Cindy W. shared Grandchildren by Olivia Stiffler, and the group was not without a tear or two when hearing this poem. Stiffler was a stenotype reporter for most of her life, adding poetry to her list of skills later in life. You can find out more about her at her website, www.oliviastiffler.com and you can read the poem by clicking on the title above.

Tece M. shared a favorite, from a wonderfully illustrated book of poetry. Bed In Summer by Robert Lois Stevenson. (I’m going to research these older poems to see if they are public domain and then I can share them here!)  Stevenson was born in the UK in 1950, and died fairly young in 1894. (Note: You can read a good book by a local author, Mark Wiederanders, Stevenson’s Treasure)

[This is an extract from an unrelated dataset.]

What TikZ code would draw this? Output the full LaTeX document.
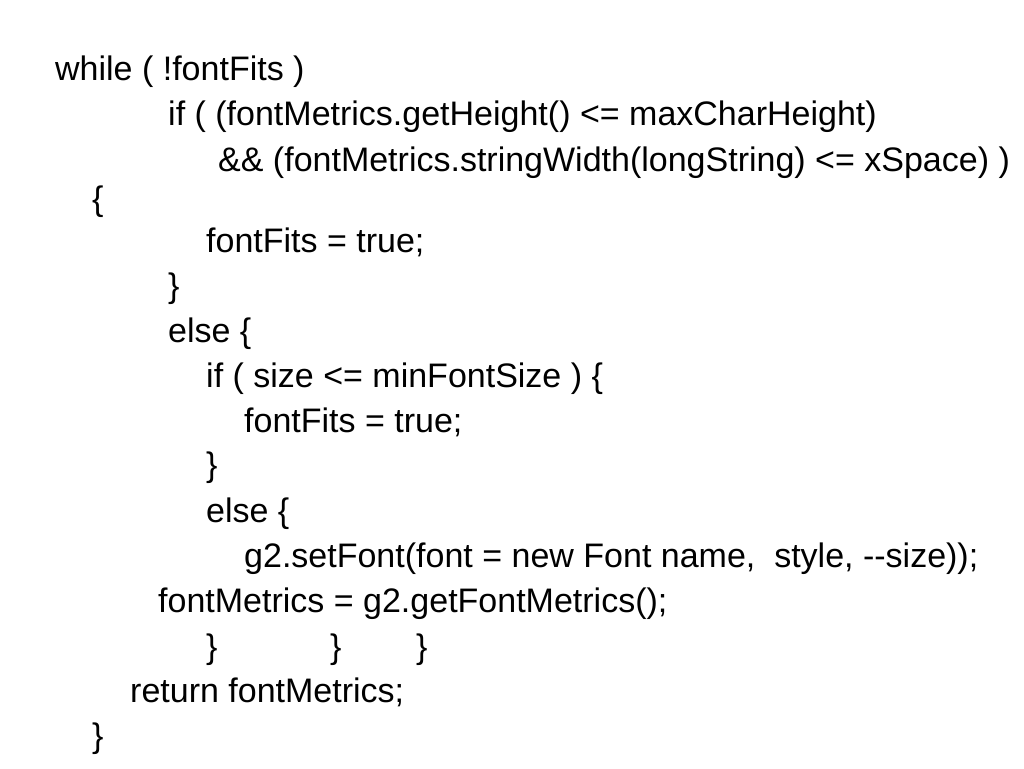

Susan R. recited Love Is Not All by Edna St. Vincent Millay, published in 1931. Susan is a seasoned “reciter” and it showed. The emotion and pace was something the rest of us can strive for. St Vincent Millay, is of course, a well know poetess, was born in 1892 and died in 1950. She received the Pulitzer Prize for poetry in 1923, the third woman to be awarded this prize for poetry.

Linda L. surprised and pleased us by reading a poem in Spanish, Doncellita by Frederico Garcia Lorca. She then analyzed the translation in a book with her own deep interpratation of his words, which she explained by going into his life and history. The poem and the sentiment were beautiful.

Kathy P. shared Robert Frost’s Stopping by Woods on a Snow Evening. She shared this poem because it had special meaning for her—she first memorized it in high school. Frost was born in 1874 and died in 1963. Some of the group remembered his reading at Kennedy’s inauguration.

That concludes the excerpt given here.